Mujtahid adalah mukallaf yang mencurahkan tenaga dan jerih payah dengan cara-cara legal secara rasional dan konvensional guna menghasilkan sebuah dalil atas hukum dan fatwa berdasarkan sumber-sumber ijtihad.

Ada dua macam mujtahid, mujathid kulli (universal), yaitu seseorang yang ijtihadnya meliputi semua bidang hukum zhanni; dan mujathid juz’i atau mutajazzi (partikular), yaitu seseorang yang ijtihadnya hanya meliputi sebagian bidang hukum zhanni.

Marja’

Mujathid kulli (muthlaq) bermacam dua; mujtahid yang tidak ditaqlid; dan mujathid yang ditaqlid, yaitu dijadikan sebagai rujukan dalam masalah-masalah hukum dhanni. Dengan demikian, jelaslah bahwa perbedaan antara mujathid (baca: mujtahid kulli) dan marja’ tierletak pada ada dan tidaknya seseorang yang menjadi muqallidnya. Memang ada sejumlah syarat tambahan bagi mujtahid yang menjadi marja’, seperti a’lamiyah dan laki-laki, menurut pendapat yang populer. Dialah marja’.

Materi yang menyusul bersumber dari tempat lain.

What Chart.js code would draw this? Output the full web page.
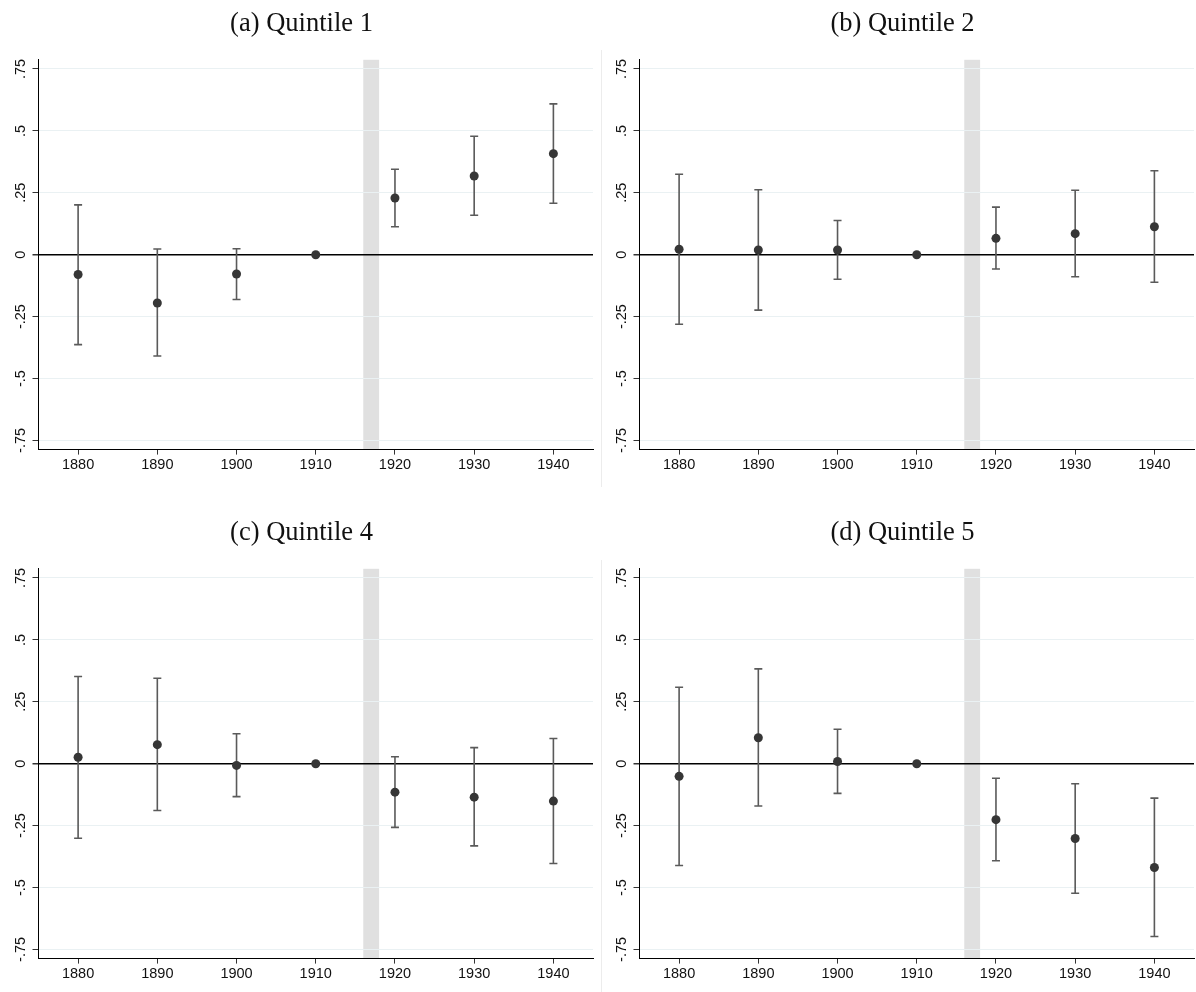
<!DOCTYPE html>
<html>
<head>
<meta charset="utf-8">
<script src="https://cdn.jsdelivr.net/npm/chart.js"></script>
<style>
  html, body { margin: 0; padding: 0; background: #fff; overflow: hidden; width: 1196px; height: 992px; }
  canvas { position: absolute; }
  .sep { position: absolute; left: 601px; width: 1px; background: #ececec; }
</style>
</head>
<body>
<div class="sep" style="top:50px;height:437px"></div>
<div class="sep" style="top:560px;height:432px"></div>
<canvas id="qa" width="603" height="490" style="left:0;top:0"></canvas>
<canvas id="qb" width="603" height="490" style="left:601px;top:0"></canvas>
<canvas id="qc" width="603" height="490" style="left:0;top:509px"></canvas>
<canvas id="qd" width="603" height="490" style="left:601px;top:509px"></canvas>
<script>
const years = [1880, 1890, 1900, 1910, 1920, 1930, 1940];
const yTicks = [0.75, 0.5, 0.25, 0, -0.25, -0.5, -0.75];
const yTickLabels = [".75", ".5", ".25", "0", "-.25", "-.5", "-.75"];
const warStart = 1916;
const warEnd = 1918;

// point estimates and 95% bounds
const q1Est = [-0.08, -0.195, -0.078, 0, 0.229, 0.318, 0.408];
const q1Lo = [-0.363, -0.409, -0.181, 0, 0.113, 0.159, 0.208];
const q1Hi = [0.201, 0.023, 0.024, 0, 0.345, 0.478, 0.609];

const q2Est = [0.022, 0.019, 0.019, 0, 0.066, 0.085, 0.113];
const q2Lo = [-0.281, -0.224, -0.099, 0, -0.058, -0.089, -0.111];
const q2Hi = [0.325, 0.262, 0.138, 0, 0.192, 0.26, 0.339];

const q4Est = [0.026, 0.077, -0.007, 0, -0.115, -0.135, -0.151];
const q4Lo = [-0.301, -0.189, -0.133, 0, -0.257, -0.332, -0.403];
const q4Hi = [0.352, 0.345, 0.121, 0, 0.028, 0.065, 0.102];

const q5Est = [-0.051, 0.105, 0.009, 0, -0.226, -0.302, -0.419];
const q5Lo = [-0.411, -0.171, -0.12, 0, -0.392, -0.523, -0.698];
const q5Hi = [0.309, 0.383, 0.139, 0, -0.059, -0.081, -0.139];

Chart.defaults.font.family = '"Liberation Sans", Arial, sans-serif';

const extras = {
  id: "extras",
  beforeDraw(chart) {
    const { ctx, chartArea, scales: { x } } = chart;
    const x0 = x.getPixelForValue(warStart);
    const x1 = x.getPixelForValue(warEnd);
    ctx.save();
    ctx.fillStyle = "#e0e0e0";
    ctx.fillRect(x0, chartArea.top, x1 - x0, chartArea.bottom - chartArea.top);
    ctx.restore();
  },
  beforeDatasetsDraw(chart) {
    const { ctx, scales: { x, y } } = chart;
    const ds = chart.data.datasets[0];
    ctx.save();
    ctx.strokeStyle = "#5a5a5a";
    ctx.lineWidth = 1.6;
    ds.lo.forEach((lo, i) => {
      const hi = ds.hi[i];
      if (lo === hi) return;
      const px = x.getPixelForValue(years[i]);
      const pLo = y.getPixelForValue(lo);
      const pHi = y.getPixelForValue(hi);
      ctx.beginPath();
      ctx.moveTo(px, pLo);
      ctx.lineTo(px, pHi);
      ctx.moveTo(px - 4, pLo);
      ctx.lineTo(px + 4, pLo);
      ctx.moveTo(px - 4, pHi);
      ctx.lineTo(px + 4, pHi);
      ctx.stroke();
    });
    ctx.restore();
  },
  afterDraw(chart) {
    // Stata-style y labels, turned to read bottom-up
    const { ctx, chartArea, scales: { y } } = chart;
    ctx.save();
    ctx.font = '14.5px "Liberation Sans", Arial, sans-serif';
    ctx.fillStyle = "#111";
    ctx.textAlign = "center";
    ctx.textBaseline = "middle";
    yTicks.forEach((v, i) => {
      ctx.save();
      ctx.translate(chartArea.left - 17.5, y.getPixelForValue(v));
      ctx.rotate(-Math.PI / 2);
      ctx.fillText(yTickLabels[i], 0, 0);
      ctx.restore();
    });
    ctx.restore();
  },
};

function makePanel(id, title, est, lo, hi) {
  new Chart(document.getElementById(id), {
    type: "scatter",
    data: {
      datasets: [
        {
          data: years.map((yr, i) => ({ x: yr, y: est[i] })),
          lo: lo,
          hi: hi,
          backgroundColor: "#363636",
          borderWidth: 0,
          pointRadius: 4.5,
          pointHoverRadius: 4.5,
        },
      ],
    },
    plugins: [extras],
    options: {
      responsive: false,
      animation: false,
      events: [],
      layout: { padding: { left: 10, right: 10, bottom: 14 } },
      plugins: {
        legend: { display: false },
        tooltip: { enabled: false },
        title: {
          display: true,
          text: title,
          color: "#111",
          font: { family: '"Liberation Serif", "Times New Roman", serif', size: 26.5, weight: "normal" },
          padding: { top: 8, bottom: 20 },
        },
      },
      scales: {
        x: {
          type: "linear",
          min: 1875,
          max: 1945,
          afterBuildTicks: (s) => {
            s.ticks = years.map((v) => ({ value: v }));
          },
          ticks: { padding: 2, color: "#111", font: { size: 14.5 }, callback: (v) => String(v) },
          grid: { drawOnChartArea: false, tickLength: 5, tickColor: "#333" },
          border: { color: "#000", width: 1 },
        },
        y: {
          min: -0.787,
          max: 0.787,
          afterBuildTicks: (s) => {
            s.ticks = yTicks.map((v) => ({ value: v }));
          },
          afterFit: (s) => {
            s.width = 28.5;
          },
          ticks: { display: false },
          grid: {
            color: (c) => (c.tick && c.tick.value === 0 ? "#000" : "#eaf1f3"),
            lineWidth: (c) => (c.tick && c.tick.value === 0 ? 1.5 : 1),
            tickLength: 6,
            tickColor: "#333",
          },
          border: { color: "#000", width: 1 },
        },
      },
    },
  });
}

makePanel("qa", "(a) Quintile 1", q1Est, q1Lo, q1Hi);
makePanel("qb", "(b) Quintile 2", q2Est, q2Lo, q2Hi);
makePanel("qc", "(c) Quintile 4", q4Est, q4Lo, q4Hi);
makePanel("qd", "(d) Quintile 5", q5Est, q5Lo, q5Hi);
</script>
</body>
</html>
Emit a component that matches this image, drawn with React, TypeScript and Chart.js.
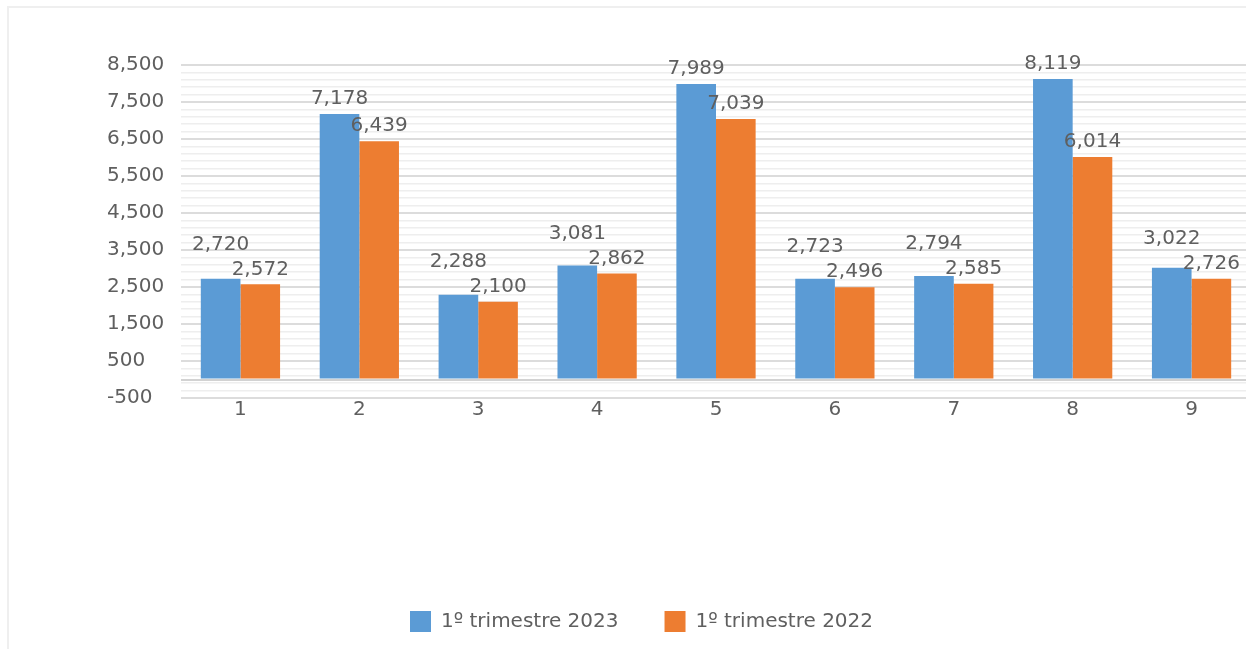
import React, { useEffect, useRef } from "react";
import { Chart, registerables } from "chart.js";

Chart.register(...registerables);

const categories = ["1", "2", "3", "4", "5", "6", "7", "8", "9"];
const series2023 = [2720, 7178, 2288, 3081, 7989, 2723, 2794, 8119, 3022];
const series2022 = [2572, 6439, 2100, 2862, 7039, 2496, 2585, 6014, 2726];
const seriesNames = ["1º trimestre 2023", "1º trimestre 2022"];
const yMin = -500;
const yMax = 8500;
const majorStep = 1000;
const minorStep = 200;

const FONT = "'DejaVu Sans', sans-serif";
const TEXT = "#5f5f5f";
const LEGEND_PAD = 46;

const fmt = (v: number) => v.toLocaleString("en-US");

export default function App() {
  const ref = useRef<HTMLCanvasElement | null>(null);

  useEffect(() => {
    document.body.style.margin = "0";
    const canvas = ref.current;
    if (!canvas) return;

    const frame = {
      id: "frame",
      beforeDraw(chart: any) {
        const ctx = chart.ctx;
        ctx.save();
        ctx.strokeStyle = "#efefef";
        ctx.lineWidth = 2;
        ctx.strokeRect(8, 7, 1400, 800);
        ctx.restore();
      },
    };

    const legendShift = {
      id: "legendShift",
      afterLayout(chart: any) {
        const lg = chart.legend;
        if (!lg) return;
        const d = 410 - LEGEND_PAD - lg.left;
        lg.left += d;
        lg.right += d;
      },
    };

    const valueLabels = {
      id: "valueLabels",
      afterDatasetsDraw(chart: any) {
        const ctx = chart.ctx;
        const m0 = chart.getDatasetMeta(0);
        const m1 = chart.getDatasetMeta(1);
        ctx.save();
        ctx.font = `20px ${FONT}`;
        ctx.fillStyle = TEXT;
        ctx.textAlign = "center";
        ctx.textBaseline = "middle";
        for (let i = 0; i < categories.length; i++) {
          const b = m0.data[i];
          const o = m1.data[i];
          const oy = o.y - 15;
          let by = b.y - 15;
          if (Math.abs(by - oy) < 24) by = Math.min(by, oy - 25);
          ctx.fillText(fmt(series2023[i]), b.x, by);
          ctx.fillText(fmt(series2022[i]), o.x, oy);
        }
        ctx.restore();
      },
    };

    const tickValues: number[] = [];
    for (let v = yMin; v <= yMax; v += minorStep) tickValues.push(v);
    if (!tickValues.includes(0)) tickValues.push(0);
    tickValues.sort((a, b) => a - b);

    const isMajor = (v: number) => (v - yMin) % majorStep === 0;

    const chart = new Chart(canvas, {
      type: "bar",
      data: {
        labels: categories,
        datasets: [
          {
            label: seriesNames[0],
            data: series2023,
            backgroundColor: "#5B9BD5",
            borderWidth: 0,
            categoryPercentage: 2 / 3,
            barPercentage: 1,
          },
          {
            label: seriesNames[1],
            data: series2022,
            backgroundColor: "#ED7D31",
            borderWidth: 0,
            categoryPercentage: 2 / 3,
            barPercentage: 1,
          },
        ],
      },
      options: {
        responsive: false,
        animation: false,
        layout: { padding: { top: 65, left: 107, right: 1, bottom: 7 } },
        plugins: {
          tooltip: { enabled: false },
          title: { display: false },
          legend: {
            position: "bottom",
            align: "start",
            labels: {
              boxWidth: 21,
              boxHeight: 21,
              padding: LEGEND_PAD,
              color: TEXT,
              font: { family: FONT, size: 20 },
            },
          },
        },
        scales: {
          x: {
            grid: { display: false, drawTicks: false },
            border: { display: false },
            ticks: {
              color: TEXT,
              padding: 0,
              font: { family: FONT, size: 20 },
            },
            afterFit(scale: any) {
              scale.height = 167;
            },
          },
          y: {
            min: yMin,
            max: yMax,
            border: { display: false },
            grid: {
              drawTicks: false,
              color: (c: any) => {
                const v = c.tick?.value;
                if (v === 0) return "#d2d2d2";
                if (isMajor(v)) return "#dcdcdc";
                return "#eeeeee";
              },
              lineWidth: (c: any) => {
                const v = c.tick?.value;
                if (v === 0 || isMajor(v)) return 2;
                return 1.5;
              },
            },
            afterBuildTicks(scale: any) {
              scale.ticks = tickValues.map((v) => ({ value: v }));
            },
            ticks: {
              autoSkip: false,
              crossAlign: "far",
              padding: 0,
              color: TEXT,
              font: { family: FONT, size: 20 },
              callback: (v: any) => (isMajor(Number(v)) ? fmt(Number(v)) : ""),
            },
            afterFit(scale: any) {
              scale.width = 74;
            },
          },
        },
      },
      plugins: [frame, legendShift, valueLabels],
    } as any);

    return () => chart.destroy();
  }, []);

  return (
    <div style={{ width: 1246, height: 649, overflow: "hidden", background: "#fff" }}>
      <canvas ref={ref} width={1252} height={649} style={{ display: "block" }} />
    </div>
  );
}
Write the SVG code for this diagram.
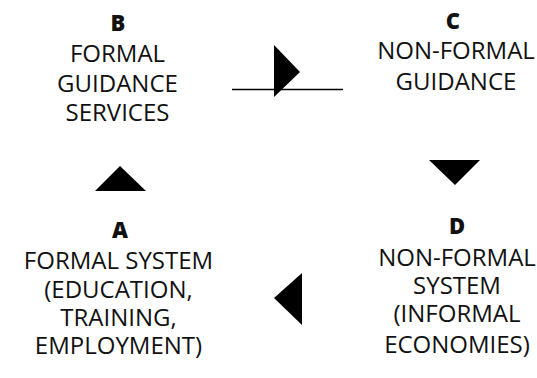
<svg xmlns="http://www.w3.org/2000/svg" width="537" height="378" viewBox="0 0 537 378">
  <style>
    .lbl { font-family: "Open Sans", "Noto Sans", "DejaVu Sans", sans-serif; font-size: 24px; fill: #111; text-anchor: middle; }
    .key { font-family: "Open Sans", "Noto Sans", "DejaVu Sans", sans-serif; font-size: 22px; font-weight: 800; fill: #111; text-anchor: middle; }
    .arrow { fill: #000; stroke: none; }
    .rule { stroke: #000; stroke-width: 1.4; fill: none; }
  </style>
  <rect width="537" height="378" fill="#fff"/>
  <g id="nodeB">
    <text class="key" x="118" y="31">B</text>
    <text class="lbl" x="117.5" y="62">FORMAL</text>
    <text class="lbl" x="117.5" y="92">GUIDANCE</text>
    <text class="lbl" x="117.5" y="121">SERVICES</text>
  </g>
  <g id="nodeC">
    <text class="key" x="453" y="29">C</text>
    <text class="lbl" x="456" y="59">NON-FORMAL</text>
    <text class="lbl" x="456" y="90">GUIDANCE</text>
  </g>
  <g id="nodeA">
    <text class="key" x="120" y="238">A</text>
    <text class="lbl" x="118.5" y="269">FORMAL SYSTEM</text>
    <text class="lbl" x="118.5" y="298">(EDUCATION,</text>
    <text class="lbl" x="118.5" y="326">TRAINING,</text>
    <text class="lbl" x="118.5" y="354">EMPLOYMENT)</text>
  </g>
  <g id="nodeD">
    <text class="key" x="457" y="234">D</text>
    <text class="lbl" x="457" y="266">NON-FORMAL</text>
    <text class="lbl" x="457" y="294">SYSTEM</text>
    <text class="lbl" x="457" y="322">(INFORMAL</text>
    <text class="lbl" x="457" y="353">ECONOMIES)</text>
  </g>
  <g id="connectors">
    <line class="rule" x1="232" y1="89.5" x2="343" y2="89.5"/>
    <polygon class="arrow" points="274,45 274,97 300,72"/>
    <polygon class="arrow" points="429,160 480,160 455,185"/>
    <polygon class="arrow" points="302,273 302,325 274,298"/>
    <polygon class="arrow" points="95,191 146,191 120,166"/>
  </g>
</svg>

Umumnya, seseorang yang telah mencapai peringkat ijtihad (mujtahid, fakih) secara alami, tanpa proses wisuda resmi, diberi gelar Ayatullah. Namun ada pula yang masih menyandang gelar Hujjatul-Islam wal-Muslimin. Mujtahid yang telah ditaqlid biasanya diberi gelar Ayatullah uzhma. Ada pula mujtahid yang menyandang gelar tambahan dan bersifat monumental karena kepakarannya dalam bidang selain fikih, seperti Allamah untuk Ayatullah Muhammad Husain Thabathaba’i karena penguasaannya yang istimewa dan tak tertandingi dalam bidang tafsir dan filsafat; Ayatullah Murtadha Muthahhari, yang digelari “ustad” (profesor) karena pemikirannya yang amat luas dan multidimensional, dan gelar Muhaqqiq yang diberikan kepada Ayatullah Murtadha al-Askari karena keahliannnya yang unik dalam studi sejarah Islam. Di atas itu semua, gelar Imam, yang semula hanya diberikan kepada maksum dari Ahlulbait, diberikan secara simbolik kepada Ayatullah Uzhma Ruhullah al-Musawi Al-Khomeini.

Namun, pemberian gelar akhir-akhir ini juga berlaku atas ulama-ulama atau para kandidat mujtahid. Mujtahid mutajazzi’ biasanya dianugerahi gelar Hujjatul-Islam wal-Muslimin. Sedangkan muhtath atau kandidat mujtahid diberi gelar Hujjatul-Islam. Yang menarik ialah para pelajar agama di hawzah-hawzah, terutama yang telah mengikuti jenjang atas pendidikan fikih dan ushul (bahts al-kharij) yang lazim diasuh oleh mujtahid kenamaan atau bahkan marja’ diberi gelar Tsiqatul-Islam.

Lalu coba berpikirlah lebih tenang dan bandingkan dengan hiruk pikuk kegaduhan lomba klaim otoritas tanpa standar kompetensi di luar sana. Intoleransi ekstra dan intra penganutnya justru diagungkan sebagai citra keagungan dan bukti kebenaran.